In [1]:
import nltk

#下载wordnet
nltk.download('wordnet')

[nltk_data] Downloading package wordnet to /root/nltk_data...
[nltk_data]   Package wordnet is already up-to-date!


True

In [2]:
from nltk.corpus import wordnet

#一个单词往往有多个意思
#单词.词性.词义序号
wordnet.synsets('girl')

[Synset('girl.n.01'),
 Synset('female_child.n.01'),
 Synset('daughter.n.01'),
 Synset('girlfriend.n.02'),
 Synset('girl.n.05')]

In [3]:
#所有词性
print(wordnet.ADJ)
print(wordnet.ADJ_SAT)
print(wordnet.ADV)
print(wordnet.NOUN)
print(wordnet.VERB)

a
s
r
n
v


In [4]:
#指定词性
wordnet.synsets('dog', pos='v')

[Synset('chase.v.01')]

In [5]:
#查看每个词的意思
print(wordnet.synset('girl.n.01').definition())

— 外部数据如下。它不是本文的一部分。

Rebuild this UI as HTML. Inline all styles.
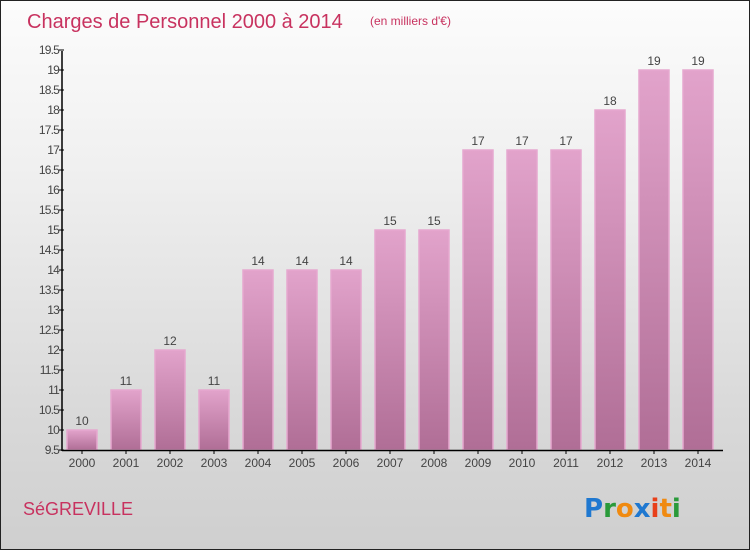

for i in wordnet.synsets('girl'):
    print(i, i.definition())

a young woman
Synset('girl.n.01') a young woman
Synset('female_child.n.01') a youthful female person
Synset('daughter.n.01') a female human offspring
Synset('girlfriend.n.02') a girl or young woman with whom a man is romantically involved
Synset('girl.n.05') a friendly informal reference to a grown woman


In [6]:
#根据意思找词
wordnet.synset('girl.n.01').lemma_names(), wordnet.synset('girl.n.01').lemmas()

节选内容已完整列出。